Problem statement: Print the first line of the material below and each line after it, exactly as written, ending with the line that contains "r2_text, ha='center', va='center', fontsize=15)".

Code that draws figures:

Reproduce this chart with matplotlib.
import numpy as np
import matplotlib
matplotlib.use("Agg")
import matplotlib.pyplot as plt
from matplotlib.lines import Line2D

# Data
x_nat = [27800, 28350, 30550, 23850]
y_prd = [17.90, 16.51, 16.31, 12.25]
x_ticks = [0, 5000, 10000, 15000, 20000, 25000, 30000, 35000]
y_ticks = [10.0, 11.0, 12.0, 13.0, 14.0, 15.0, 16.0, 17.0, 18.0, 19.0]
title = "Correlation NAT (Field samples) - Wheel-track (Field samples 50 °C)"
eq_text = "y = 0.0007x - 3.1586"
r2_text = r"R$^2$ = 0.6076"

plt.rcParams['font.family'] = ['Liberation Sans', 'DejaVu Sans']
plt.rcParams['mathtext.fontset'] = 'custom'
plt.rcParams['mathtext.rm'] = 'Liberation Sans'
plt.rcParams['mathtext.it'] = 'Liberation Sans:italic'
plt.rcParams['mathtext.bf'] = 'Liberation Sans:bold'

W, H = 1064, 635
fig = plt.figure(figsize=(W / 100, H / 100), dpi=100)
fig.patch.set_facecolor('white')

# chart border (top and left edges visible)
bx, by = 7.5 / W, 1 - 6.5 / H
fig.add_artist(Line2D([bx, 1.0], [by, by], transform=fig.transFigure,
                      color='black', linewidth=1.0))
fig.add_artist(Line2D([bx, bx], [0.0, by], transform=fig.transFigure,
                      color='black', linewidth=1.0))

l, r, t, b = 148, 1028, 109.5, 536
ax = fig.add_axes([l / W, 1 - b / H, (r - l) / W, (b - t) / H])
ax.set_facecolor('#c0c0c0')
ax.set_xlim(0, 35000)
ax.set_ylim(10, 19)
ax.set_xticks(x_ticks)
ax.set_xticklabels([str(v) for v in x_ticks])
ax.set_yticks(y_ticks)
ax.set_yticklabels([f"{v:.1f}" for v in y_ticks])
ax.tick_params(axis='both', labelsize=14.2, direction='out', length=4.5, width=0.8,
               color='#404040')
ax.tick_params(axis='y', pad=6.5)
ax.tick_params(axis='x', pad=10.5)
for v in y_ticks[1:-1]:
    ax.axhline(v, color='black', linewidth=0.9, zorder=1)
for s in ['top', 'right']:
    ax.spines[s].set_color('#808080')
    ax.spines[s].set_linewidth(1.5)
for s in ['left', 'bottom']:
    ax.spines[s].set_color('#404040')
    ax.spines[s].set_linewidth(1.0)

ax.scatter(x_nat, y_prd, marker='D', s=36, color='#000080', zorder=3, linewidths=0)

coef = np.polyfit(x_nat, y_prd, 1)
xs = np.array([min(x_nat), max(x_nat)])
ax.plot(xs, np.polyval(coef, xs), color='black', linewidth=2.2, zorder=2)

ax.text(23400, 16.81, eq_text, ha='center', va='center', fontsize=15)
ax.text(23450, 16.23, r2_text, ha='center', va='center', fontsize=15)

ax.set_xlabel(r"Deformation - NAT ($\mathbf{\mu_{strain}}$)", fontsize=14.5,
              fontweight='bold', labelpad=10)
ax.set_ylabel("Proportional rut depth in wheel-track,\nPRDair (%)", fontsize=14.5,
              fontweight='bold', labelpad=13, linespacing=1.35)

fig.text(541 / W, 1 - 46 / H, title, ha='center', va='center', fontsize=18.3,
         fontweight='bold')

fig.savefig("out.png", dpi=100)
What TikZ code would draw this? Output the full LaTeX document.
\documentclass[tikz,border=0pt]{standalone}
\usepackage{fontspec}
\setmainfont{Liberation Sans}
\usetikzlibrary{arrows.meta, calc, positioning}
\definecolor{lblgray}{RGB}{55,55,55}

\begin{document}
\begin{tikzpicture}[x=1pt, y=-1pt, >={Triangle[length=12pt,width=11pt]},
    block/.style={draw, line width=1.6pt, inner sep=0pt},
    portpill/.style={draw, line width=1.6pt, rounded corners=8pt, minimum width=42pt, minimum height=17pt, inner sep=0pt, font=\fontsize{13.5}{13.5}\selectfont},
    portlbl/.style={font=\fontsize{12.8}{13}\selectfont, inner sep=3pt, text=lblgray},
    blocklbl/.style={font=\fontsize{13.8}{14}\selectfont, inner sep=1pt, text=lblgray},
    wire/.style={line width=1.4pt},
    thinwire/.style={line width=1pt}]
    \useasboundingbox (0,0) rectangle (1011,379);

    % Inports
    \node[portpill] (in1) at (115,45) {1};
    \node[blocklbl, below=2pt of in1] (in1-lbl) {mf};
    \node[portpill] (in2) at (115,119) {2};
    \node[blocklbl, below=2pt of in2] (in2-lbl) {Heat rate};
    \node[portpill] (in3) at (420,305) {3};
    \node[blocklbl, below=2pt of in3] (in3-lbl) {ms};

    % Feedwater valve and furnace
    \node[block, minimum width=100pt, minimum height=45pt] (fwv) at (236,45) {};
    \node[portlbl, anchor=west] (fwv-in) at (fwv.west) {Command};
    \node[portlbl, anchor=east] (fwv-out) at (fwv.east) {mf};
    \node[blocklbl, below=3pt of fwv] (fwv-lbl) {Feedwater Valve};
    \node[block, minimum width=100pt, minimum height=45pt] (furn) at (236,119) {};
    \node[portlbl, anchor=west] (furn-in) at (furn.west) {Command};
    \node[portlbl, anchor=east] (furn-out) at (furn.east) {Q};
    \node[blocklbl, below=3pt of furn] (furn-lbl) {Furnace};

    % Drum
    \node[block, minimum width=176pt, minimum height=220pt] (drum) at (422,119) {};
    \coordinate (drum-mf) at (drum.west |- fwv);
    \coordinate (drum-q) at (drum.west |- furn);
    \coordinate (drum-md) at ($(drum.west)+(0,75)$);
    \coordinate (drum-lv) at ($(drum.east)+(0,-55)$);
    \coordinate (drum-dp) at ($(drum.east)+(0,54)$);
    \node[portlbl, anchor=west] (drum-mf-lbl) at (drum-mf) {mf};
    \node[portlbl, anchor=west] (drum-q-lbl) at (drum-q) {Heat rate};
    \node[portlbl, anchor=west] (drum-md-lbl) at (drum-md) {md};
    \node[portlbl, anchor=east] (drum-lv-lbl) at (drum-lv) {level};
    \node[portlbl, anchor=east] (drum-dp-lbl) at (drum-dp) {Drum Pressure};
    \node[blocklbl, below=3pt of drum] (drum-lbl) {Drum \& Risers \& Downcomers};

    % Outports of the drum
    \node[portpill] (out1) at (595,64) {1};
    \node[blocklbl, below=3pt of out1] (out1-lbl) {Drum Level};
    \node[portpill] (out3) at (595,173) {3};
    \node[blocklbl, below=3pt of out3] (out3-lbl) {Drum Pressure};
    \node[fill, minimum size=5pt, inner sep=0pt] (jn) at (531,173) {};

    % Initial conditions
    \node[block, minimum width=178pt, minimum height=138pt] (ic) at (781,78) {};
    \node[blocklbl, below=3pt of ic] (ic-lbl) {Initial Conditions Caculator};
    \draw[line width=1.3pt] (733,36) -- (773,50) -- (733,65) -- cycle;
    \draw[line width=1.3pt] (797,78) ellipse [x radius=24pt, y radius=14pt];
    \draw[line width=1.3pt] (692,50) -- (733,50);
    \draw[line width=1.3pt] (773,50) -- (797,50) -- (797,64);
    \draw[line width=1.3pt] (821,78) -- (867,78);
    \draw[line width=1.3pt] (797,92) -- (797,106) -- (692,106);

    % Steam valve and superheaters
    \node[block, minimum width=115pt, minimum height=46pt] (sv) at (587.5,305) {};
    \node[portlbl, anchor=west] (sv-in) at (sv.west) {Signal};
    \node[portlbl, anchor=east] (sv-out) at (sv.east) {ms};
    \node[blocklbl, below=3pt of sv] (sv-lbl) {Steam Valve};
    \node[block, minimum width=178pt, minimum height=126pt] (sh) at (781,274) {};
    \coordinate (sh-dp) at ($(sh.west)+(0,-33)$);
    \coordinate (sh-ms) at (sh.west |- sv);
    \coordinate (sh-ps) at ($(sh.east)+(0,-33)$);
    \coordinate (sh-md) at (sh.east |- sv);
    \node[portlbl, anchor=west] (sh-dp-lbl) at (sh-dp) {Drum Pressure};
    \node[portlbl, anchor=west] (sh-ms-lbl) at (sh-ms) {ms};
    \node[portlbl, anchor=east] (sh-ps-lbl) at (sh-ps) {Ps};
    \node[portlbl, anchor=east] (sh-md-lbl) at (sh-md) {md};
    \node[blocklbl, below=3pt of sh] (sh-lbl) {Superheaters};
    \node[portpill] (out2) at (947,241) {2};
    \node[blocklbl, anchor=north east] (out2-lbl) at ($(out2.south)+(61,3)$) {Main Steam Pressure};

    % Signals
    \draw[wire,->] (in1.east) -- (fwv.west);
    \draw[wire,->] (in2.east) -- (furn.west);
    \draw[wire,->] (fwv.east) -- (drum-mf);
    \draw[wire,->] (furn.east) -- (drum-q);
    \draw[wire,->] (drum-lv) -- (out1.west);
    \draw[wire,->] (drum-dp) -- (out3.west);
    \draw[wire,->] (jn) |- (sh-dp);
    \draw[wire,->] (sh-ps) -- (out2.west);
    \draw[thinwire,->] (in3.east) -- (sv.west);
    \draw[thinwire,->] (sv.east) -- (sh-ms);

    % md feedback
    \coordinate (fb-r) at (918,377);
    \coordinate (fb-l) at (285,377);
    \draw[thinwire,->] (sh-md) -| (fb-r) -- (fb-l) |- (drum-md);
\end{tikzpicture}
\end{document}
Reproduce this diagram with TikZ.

Output for this exercise:
Reproduce this chart with matplotlib.
import numpy as np
import matplotlib
matplotlib.use("Agg")
import matplotlib.pyplot as plt
from matplotlib.lines import Line2D

# Data
x_nat = [27800, 28350, 30550, 23850]
y_prd = [17.90, 16.51, 16.31, 12.25]
x_ticks = [0, 5000, 10000, 15000, 20000, 25000, 30000, 35000]
y_ticks = [10.0, 11.0, 12.0, 13.0, 14.0, 15.0, 16.0, 17.0, 18.0, 19.0]
title = "Correlation NAT (Field samples) - Wheel-track (Field samples 50 °C)"
eq_text = "y = 0.0007x - 3.1586"
r2_text = r"R$^2$ = 0.6076"

plt.rcParams['font.family'] = ['Liberation Sans', 'DejaVu Sans']
plt.rcParams['mathtext.fontset'] = 'custom'
plt.rcParams['mathtext.rm'] = 'Liberation Sans'
plt.rcParams['mathtext.it'] = 'Liberation Sans:italic'
plt.rcParams['mathtext.bf'] = 'Liberation Sans:bold'

W, H = 1064, 635
fig = plt.figure(figsize=(W / 100, H / 100), dpi=100)
fig.patch.set_facecolor('white')

# chart border (top and left edges visible)
bx, by = 7.5 / W, 1 - 6.5 / H
fig.add_artist(Line2D([bx, 1.0], [by, by], transform=fig.transFigure,
                      color='black', linewidth=1.0))
fig.add_artist(Line2D([bx, bx], [0.0, by], transform=fig.transFigure,
                      color='black', linewidth=1.0))

l, r, t, b = 148, 1028, 109.5, 536
ax = fig.add_axes([l / W, 1 - b / H, (r - l) / W, (b - t) / H])
ax.set_facecolor('#c0c0c0')
ax.set_xlim(0, 35000)
ax.set_ylim(10, 19)
ax.set_xticks(x_ticks)
ax.set_xticklabels([str(v) for v in x_ticks])
ax.set_yticks(y_ticks)
ax.set_yticklabels([f"{v:.1f}" for v in y_ticks])
ax.tick_params(axis='both', labelsize=14.2, direction='out', length=4.5, width=0.8,
               color='#404040')
ax.tick_params(axis='y', pad=6.5)
ax.tick_params(axis='x', pad=10.5)
for v in y_ticks[1:-1]:
    ax.axhline(v, color='black', linewidth=0.9, zorder=1)
for s in ['top', 'right']:
    ax.spines[s].set_color('#808080')
    ax.spines[s].set_linewidth(1.5)
for s in ['left', 'bottom']:
    ax.spines[s].set_color('#404040')
    ax.spines[s].set_linewidth(1.0)

ax.scatter(x_nat, y_prd, marker='D', s=36, color='#000080', zorder=3, linewidths=0)

coef = np.polyfit(x_nat, y_prd, 1)
xs = np.array([min(x_nat), max(x_nat)])
ax.plot(xs, np.polyval(coef, xs), color='black', linewidth=2.2, zorder=2)

ax.text(23400, 16.81, eq_text, ha='center', va='center', fontsize=15)
ax.text(23450, 16.23, r2_text, ha='center', va='center', fontsize=15)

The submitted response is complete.